== Task to complete ==
Begin at the line containing "Recreate this image as a Python" and stop at the line containing "plt.rcParams['font.family'] = ['Liberation"; copy those lines exactly, ends included, and nothing else.

== Given information ==
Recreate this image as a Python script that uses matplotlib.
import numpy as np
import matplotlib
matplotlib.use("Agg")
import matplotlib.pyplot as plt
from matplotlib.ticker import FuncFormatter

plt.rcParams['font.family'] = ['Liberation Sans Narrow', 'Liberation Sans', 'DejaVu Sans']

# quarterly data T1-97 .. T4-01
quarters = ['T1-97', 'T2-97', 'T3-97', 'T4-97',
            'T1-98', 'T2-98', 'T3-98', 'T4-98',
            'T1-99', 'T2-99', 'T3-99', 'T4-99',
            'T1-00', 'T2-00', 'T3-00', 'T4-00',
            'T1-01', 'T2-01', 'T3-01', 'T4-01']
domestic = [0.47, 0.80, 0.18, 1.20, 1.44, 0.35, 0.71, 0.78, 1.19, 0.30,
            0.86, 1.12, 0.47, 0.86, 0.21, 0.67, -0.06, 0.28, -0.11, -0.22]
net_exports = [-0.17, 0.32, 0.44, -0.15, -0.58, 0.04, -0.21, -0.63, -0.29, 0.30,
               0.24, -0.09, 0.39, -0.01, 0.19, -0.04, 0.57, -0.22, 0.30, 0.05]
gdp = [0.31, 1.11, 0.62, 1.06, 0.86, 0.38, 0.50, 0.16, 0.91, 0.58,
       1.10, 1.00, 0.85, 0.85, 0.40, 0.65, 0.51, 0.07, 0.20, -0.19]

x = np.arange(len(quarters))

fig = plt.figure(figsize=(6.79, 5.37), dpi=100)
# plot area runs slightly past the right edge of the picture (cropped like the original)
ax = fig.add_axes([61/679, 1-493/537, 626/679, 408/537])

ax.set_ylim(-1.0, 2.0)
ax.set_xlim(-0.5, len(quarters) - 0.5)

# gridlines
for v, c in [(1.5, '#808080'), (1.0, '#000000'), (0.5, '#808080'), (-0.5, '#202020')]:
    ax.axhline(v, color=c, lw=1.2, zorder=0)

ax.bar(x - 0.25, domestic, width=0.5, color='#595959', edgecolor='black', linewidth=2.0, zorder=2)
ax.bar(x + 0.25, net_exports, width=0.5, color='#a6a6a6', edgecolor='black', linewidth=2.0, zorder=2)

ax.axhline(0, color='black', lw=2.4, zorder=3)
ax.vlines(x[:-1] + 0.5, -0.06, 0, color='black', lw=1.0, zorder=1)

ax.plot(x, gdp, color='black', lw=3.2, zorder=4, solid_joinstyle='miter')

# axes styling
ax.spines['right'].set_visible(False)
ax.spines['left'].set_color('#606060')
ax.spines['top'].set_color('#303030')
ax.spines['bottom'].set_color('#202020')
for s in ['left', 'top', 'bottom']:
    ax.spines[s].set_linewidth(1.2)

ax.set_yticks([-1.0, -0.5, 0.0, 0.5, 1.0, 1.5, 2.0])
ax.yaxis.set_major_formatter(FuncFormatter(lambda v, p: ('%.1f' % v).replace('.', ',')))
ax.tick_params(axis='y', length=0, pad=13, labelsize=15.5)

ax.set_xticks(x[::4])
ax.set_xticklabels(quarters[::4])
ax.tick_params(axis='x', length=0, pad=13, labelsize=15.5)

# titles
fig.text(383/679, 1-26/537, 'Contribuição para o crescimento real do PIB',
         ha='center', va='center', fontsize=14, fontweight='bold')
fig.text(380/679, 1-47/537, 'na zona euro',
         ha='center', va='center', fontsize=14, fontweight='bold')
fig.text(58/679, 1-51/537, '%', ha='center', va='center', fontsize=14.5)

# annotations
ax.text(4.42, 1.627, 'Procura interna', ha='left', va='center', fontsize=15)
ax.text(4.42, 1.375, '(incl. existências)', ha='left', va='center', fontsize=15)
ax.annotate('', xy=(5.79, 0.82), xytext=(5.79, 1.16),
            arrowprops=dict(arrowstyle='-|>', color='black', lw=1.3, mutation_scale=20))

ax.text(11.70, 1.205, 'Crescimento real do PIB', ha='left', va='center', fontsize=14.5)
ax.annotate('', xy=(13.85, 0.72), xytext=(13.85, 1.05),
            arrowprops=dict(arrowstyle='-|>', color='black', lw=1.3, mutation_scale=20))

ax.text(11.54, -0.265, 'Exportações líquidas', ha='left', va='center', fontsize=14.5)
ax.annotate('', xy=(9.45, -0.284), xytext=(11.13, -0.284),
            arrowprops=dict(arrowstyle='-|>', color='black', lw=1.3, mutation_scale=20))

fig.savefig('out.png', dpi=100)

==

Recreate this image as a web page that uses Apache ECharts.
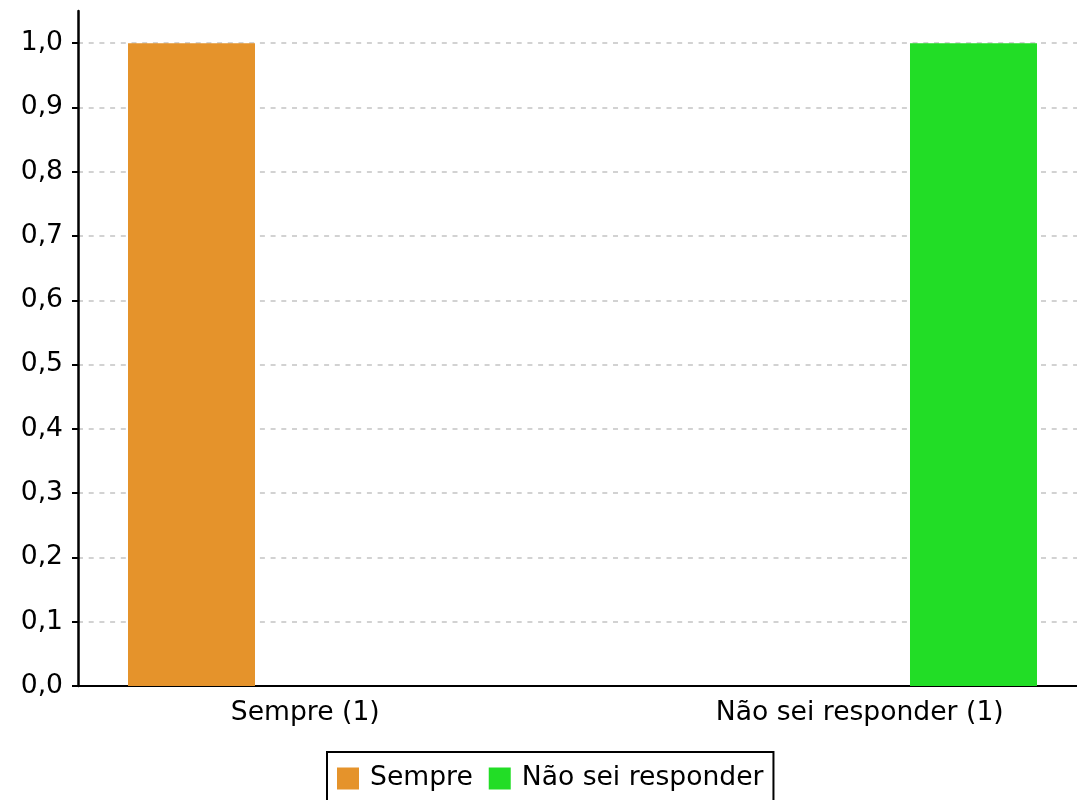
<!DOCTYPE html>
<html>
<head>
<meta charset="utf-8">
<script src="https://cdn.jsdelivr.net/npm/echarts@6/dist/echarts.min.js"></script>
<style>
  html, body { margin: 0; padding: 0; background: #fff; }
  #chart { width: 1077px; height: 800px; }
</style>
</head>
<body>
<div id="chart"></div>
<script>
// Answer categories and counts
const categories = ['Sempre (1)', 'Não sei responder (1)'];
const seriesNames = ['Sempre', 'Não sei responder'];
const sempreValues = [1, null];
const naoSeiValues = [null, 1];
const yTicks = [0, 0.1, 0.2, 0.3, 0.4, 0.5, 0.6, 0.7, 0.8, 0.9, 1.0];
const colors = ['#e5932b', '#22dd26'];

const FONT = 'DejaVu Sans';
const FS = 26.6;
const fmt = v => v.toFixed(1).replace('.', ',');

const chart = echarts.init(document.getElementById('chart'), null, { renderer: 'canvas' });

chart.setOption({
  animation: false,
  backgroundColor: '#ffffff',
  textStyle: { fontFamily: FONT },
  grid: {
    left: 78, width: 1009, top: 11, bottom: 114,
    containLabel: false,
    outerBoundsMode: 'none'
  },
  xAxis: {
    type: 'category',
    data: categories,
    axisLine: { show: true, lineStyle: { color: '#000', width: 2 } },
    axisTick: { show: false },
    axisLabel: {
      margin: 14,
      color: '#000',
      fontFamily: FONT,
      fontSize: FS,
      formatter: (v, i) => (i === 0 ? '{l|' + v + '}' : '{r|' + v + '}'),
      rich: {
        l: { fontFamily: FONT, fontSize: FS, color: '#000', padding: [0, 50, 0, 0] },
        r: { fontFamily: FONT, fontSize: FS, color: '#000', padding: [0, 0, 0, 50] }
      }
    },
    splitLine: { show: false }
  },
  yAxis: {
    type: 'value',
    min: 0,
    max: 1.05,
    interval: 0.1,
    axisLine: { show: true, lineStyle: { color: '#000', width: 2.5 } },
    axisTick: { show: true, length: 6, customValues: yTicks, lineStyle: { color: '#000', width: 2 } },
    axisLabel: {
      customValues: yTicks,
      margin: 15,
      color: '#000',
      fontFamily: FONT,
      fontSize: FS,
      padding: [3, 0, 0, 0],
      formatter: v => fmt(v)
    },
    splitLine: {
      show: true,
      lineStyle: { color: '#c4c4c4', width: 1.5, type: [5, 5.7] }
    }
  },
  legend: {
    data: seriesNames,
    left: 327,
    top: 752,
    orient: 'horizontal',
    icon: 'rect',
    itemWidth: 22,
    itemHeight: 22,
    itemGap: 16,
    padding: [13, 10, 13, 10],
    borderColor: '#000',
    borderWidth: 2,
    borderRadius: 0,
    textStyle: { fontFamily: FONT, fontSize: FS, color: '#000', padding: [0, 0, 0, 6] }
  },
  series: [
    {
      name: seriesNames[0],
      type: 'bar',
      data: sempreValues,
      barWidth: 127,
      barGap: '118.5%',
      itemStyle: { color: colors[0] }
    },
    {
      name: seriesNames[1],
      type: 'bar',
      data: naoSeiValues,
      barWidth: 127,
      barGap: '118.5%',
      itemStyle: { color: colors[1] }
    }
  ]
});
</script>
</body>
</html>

== Result ==
Recreate this image as a Python script that uses matplotlib.
import numpy as np
import matplotlib
matplotlib.use("Agg")
import matplotlib.pyplot as plt
from matplotlib.ticker import FuncFormatter

plt.rcParams['font.family'] = ['Liberation Sans Narrow', 'Liberation Sans', 'DejaVu Sans']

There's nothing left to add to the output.